* **DIRECTIONS FOR THIS TASK**: In the data below, locate the line containing "Write the Plotly.js code for this chart." and the line containing "const yRange = [-0.01, 1.01];", then retype both and everything between them exactly. Pictures are not part of the copy.
*** DATA FOR THE TASK
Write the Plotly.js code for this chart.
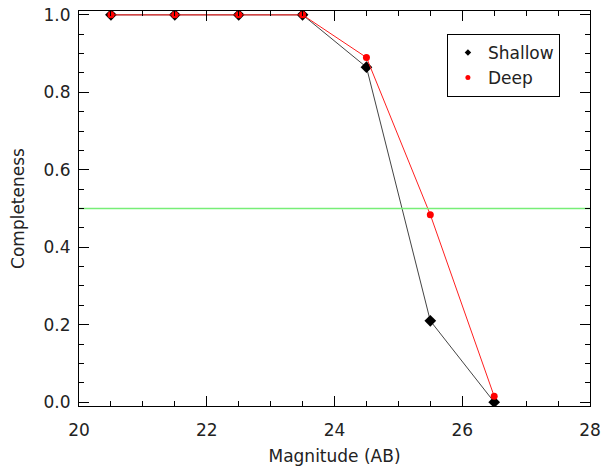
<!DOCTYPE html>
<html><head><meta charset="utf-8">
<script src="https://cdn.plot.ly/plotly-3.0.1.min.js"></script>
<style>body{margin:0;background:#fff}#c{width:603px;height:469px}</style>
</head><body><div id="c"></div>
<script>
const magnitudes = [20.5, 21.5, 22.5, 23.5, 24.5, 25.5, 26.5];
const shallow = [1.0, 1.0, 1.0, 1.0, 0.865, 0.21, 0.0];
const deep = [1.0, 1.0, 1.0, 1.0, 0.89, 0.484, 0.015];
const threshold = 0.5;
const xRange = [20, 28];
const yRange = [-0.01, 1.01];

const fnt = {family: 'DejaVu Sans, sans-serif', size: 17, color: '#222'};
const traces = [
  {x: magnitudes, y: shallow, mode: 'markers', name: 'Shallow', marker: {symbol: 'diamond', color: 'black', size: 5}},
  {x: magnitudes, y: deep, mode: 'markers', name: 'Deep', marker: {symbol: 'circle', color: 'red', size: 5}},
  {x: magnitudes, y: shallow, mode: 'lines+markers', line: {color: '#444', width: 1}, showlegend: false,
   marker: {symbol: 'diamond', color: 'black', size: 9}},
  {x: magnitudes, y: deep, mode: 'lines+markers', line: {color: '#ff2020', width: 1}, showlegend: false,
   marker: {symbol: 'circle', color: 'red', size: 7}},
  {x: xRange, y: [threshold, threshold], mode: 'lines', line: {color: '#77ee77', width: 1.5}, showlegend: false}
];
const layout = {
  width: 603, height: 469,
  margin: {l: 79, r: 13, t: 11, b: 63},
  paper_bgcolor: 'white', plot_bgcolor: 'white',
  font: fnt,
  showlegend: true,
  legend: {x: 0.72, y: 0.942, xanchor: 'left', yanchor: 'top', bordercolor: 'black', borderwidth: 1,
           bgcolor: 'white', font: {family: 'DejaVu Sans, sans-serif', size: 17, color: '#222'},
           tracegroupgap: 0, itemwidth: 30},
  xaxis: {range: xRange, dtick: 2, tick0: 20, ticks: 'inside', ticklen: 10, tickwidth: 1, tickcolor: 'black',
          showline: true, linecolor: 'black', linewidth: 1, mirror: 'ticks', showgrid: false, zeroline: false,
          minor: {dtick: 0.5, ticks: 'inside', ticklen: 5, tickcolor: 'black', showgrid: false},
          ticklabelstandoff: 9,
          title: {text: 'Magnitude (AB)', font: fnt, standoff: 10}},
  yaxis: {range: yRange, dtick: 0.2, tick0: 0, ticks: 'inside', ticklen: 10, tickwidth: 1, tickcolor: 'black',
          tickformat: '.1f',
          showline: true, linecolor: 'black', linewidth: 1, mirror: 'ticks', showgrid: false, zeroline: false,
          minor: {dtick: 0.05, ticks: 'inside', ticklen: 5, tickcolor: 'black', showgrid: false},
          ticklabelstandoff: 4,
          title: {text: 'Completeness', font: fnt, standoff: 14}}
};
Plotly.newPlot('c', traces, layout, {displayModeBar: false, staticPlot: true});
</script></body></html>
******
*** DATA FOR THE TASK
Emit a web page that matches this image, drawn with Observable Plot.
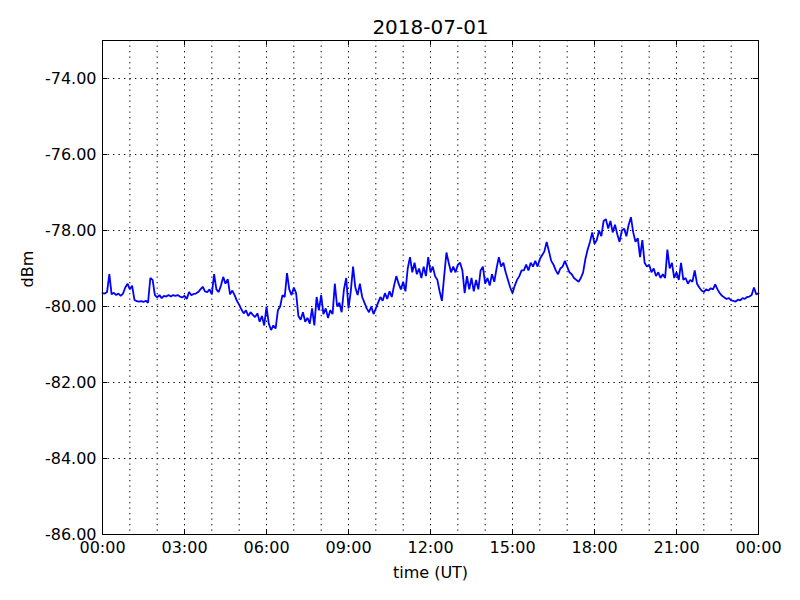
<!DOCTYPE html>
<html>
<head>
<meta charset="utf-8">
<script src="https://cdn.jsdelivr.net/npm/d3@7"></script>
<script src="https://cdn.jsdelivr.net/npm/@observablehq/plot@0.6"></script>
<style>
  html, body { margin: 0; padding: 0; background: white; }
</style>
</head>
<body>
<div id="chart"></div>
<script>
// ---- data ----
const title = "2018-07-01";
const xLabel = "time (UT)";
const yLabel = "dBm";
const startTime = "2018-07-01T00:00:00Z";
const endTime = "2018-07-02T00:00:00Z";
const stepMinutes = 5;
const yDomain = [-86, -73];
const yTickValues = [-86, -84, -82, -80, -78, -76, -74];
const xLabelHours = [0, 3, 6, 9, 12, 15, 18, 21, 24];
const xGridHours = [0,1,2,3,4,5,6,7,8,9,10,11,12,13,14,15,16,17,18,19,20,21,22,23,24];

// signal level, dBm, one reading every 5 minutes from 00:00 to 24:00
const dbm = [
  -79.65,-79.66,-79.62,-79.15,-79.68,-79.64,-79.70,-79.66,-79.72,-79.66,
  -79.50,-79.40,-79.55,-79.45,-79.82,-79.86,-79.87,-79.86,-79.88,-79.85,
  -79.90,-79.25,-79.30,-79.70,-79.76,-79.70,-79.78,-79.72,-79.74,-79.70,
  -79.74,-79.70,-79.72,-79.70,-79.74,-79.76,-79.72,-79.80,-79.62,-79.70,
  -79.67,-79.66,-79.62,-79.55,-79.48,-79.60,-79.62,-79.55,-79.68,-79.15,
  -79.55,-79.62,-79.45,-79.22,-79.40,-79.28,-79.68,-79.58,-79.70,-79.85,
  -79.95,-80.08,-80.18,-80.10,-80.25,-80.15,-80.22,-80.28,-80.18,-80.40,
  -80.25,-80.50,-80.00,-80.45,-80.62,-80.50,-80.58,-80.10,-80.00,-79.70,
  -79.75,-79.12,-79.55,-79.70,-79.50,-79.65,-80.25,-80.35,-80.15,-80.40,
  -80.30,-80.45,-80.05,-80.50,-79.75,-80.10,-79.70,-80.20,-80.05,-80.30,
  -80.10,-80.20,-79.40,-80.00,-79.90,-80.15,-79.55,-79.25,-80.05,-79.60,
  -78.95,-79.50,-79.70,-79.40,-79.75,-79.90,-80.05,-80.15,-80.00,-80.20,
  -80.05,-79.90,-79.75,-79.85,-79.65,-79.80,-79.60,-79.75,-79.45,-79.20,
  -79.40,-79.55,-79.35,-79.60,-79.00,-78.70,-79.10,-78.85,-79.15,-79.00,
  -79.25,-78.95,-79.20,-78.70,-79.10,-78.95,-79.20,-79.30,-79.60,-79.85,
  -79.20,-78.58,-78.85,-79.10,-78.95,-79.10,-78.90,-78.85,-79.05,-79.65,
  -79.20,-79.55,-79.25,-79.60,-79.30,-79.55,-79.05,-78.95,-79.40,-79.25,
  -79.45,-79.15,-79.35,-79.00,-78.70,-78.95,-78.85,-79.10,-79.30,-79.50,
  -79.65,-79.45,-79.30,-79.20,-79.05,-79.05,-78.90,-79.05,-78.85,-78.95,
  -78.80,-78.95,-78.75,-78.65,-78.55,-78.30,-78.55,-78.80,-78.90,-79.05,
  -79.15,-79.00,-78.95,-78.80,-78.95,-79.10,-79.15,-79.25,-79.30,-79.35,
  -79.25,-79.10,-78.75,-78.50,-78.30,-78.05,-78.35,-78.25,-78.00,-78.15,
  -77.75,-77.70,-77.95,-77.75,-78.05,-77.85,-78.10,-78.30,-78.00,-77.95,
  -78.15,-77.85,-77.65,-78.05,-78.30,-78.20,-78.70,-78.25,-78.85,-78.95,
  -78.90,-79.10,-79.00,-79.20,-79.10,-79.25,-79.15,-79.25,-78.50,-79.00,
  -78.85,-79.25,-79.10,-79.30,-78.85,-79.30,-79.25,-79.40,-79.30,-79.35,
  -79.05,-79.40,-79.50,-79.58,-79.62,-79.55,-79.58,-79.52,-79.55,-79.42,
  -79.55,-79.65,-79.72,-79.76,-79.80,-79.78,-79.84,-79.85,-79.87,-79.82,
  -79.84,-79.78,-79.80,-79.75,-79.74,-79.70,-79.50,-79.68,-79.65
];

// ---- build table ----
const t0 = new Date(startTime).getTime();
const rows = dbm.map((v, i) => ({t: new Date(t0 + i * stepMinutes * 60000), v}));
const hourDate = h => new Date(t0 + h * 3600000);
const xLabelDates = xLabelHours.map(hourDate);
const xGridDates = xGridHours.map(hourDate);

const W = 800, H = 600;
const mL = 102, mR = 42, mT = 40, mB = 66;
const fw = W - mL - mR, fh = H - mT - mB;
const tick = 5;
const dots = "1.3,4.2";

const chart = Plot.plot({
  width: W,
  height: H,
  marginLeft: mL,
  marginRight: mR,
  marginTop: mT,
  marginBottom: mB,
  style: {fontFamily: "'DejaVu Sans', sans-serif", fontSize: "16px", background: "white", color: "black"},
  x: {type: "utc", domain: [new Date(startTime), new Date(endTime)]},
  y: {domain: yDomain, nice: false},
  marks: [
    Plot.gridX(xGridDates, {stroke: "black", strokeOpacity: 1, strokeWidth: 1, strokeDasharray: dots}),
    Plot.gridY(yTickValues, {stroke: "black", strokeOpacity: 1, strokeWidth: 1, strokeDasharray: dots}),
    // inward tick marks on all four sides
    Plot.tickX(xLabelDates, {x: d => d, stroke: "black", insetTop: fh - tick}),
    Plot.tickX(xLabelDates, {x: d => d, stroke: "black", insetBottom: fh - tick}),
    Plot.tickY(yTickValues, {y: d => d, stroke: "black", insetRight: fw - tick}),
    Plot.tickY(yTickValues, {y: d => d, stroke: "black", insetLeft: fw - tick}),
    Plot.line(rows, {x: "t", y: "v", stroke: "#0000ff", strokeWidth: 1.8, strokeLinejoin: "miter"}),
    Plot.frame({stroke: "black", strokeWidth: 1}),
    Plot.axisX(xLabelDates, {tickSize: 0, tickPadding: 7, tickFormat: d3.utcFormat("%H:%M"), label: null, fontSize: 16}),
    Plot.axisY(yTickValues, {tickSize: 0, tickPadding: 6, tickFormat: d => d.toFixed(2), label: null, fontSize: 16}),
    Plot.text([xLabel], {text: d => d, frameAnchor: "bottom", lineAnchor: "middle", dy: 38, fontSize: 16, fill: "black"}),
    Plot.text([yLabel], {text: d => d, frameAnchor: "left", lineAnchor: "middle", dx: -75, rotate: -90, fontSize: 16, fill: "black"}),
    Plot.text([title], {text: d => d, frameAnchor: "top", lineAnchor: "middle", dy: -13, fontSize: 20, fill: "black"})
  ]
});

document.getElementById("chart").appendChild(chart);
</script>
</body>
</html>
******
*** DATA FOR THE TASK
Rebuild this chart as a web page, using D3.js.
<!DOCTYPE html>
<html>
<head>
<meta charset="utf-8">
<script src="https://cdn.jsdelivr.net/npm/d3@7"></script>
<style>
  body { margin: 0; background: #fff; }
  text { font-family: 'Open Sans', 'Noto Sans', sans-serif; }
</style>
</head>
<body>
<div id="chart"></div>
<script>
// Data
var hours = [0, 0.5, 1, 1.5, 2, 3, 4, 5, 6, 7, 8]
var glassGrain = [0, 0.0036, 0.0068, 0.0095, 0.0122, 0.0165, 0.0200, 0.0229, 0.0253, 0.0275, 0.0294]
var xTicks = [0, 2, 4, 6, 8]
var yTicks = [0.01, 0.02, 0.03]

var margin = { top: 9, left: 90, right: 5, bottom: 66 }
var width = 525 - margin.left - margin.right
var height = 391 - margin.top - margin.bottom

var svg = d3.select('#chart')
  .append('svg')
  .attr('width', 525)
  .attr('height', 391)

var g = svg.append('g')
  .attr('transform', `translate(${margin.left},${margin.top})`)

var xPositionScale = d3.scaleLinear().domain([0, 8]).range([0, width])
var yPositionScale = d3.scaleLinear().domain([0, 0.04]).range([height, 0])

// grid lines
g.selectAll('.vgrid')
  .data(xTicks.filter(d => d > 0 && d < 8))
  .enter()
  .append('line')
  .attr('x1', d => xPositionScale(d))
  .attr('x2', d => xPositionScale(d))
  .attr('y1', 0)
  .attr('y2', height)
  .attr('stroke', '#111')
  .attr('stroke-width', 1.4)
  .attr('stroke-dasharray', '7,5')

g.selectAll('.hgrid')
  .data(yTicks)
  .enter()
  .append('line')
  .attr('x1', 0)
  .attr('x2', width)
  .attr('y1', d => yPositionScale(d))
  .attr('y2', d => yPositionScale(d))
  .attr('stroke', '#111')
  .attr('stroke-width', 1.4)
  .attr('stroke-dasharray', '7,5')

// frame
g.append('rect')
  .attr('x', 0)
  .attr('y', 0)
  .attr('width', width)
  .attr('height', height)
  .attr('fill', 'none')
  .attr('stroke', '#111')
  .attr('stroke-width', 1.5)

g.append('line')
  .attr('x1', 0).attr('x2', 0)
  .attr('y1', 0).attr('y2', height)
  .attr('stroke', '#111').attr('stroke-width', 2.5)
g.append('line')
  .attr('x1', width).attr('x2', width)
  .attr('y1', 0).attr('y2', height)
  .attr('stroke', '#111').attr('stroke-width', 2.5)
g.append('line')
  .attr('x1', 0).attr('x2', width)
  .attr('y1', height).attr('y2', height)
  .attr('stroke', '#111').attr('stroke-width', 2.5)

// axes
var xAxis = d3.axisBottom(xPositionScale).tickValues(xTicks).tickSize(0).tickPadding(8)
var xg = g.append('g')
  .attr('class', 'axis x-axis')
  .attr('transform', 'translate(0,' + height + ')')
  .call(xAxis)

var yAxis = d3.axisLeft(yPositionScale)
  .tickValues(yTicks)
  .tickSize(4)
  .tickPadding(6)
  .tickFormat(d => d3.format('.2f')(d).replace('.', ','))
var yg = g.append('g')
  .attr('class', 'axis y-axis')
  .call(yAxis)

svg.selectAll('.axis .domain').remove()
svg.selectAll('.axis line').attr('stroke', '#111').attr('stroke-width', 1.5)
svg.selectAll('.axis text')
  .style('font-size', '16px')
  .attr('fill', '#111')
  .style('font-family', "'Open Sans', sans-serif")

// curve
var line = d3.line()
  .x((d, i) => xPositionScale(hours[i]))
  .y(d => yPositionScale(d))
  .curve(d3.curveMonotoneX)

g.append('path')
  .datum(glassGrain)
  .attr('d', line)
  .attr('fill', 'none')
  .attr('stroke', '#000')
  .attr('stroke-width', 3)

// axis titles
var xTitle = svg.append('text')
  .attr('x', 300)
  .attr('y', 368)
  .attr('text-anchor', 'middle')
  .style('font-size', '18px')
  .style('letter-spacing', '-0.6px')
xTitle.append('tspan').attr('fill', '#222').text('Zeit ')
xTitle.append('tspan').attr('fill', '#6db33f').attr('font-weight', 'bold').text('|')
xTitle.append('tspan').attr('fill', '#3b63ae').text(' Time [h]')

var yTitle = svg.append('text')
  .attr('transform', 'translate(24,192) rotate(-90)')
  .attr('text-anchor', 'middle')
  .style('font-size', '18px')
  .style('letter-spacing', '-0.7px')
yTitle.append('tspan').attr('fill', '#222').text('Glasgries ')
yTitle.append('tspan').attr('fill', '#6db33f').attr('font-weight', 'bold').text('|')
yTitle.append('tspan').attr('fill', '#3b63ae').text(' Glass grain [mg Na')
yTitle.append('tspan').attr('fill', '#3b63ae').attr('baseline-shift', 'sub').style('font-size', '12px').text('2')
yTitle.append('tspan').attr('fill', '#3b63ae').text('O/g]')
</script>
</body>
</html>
******
* **TASK OUTPUT**:
Write the Plotly.js code for this chart.
<!DOCTYPE html>
<html><head><meta charset="utf-8">
<script src="https://cdn.plot.ly/plotly-3.0.1.min.js"></script>
<style>body{margin:0;background:#fff}#c{width:603px;height:469px}</style>
</head><body><div id="c"></div>
<script>
const magnitudes = [20.5, 21.5, 22.5, 23.5, 24.5, 25.5, 26.5];
const shallow = [1.0, 1.0, 1.0, 1.0, 0.865, 0.21, 0.0];
const deep = [1.0, 1.0, 1.0, 1.0, 0.89, 0.484, 0.015];
const threshold = 0.5;
const xRange = [20, 28];
const yRange = [-0.01, 1.01];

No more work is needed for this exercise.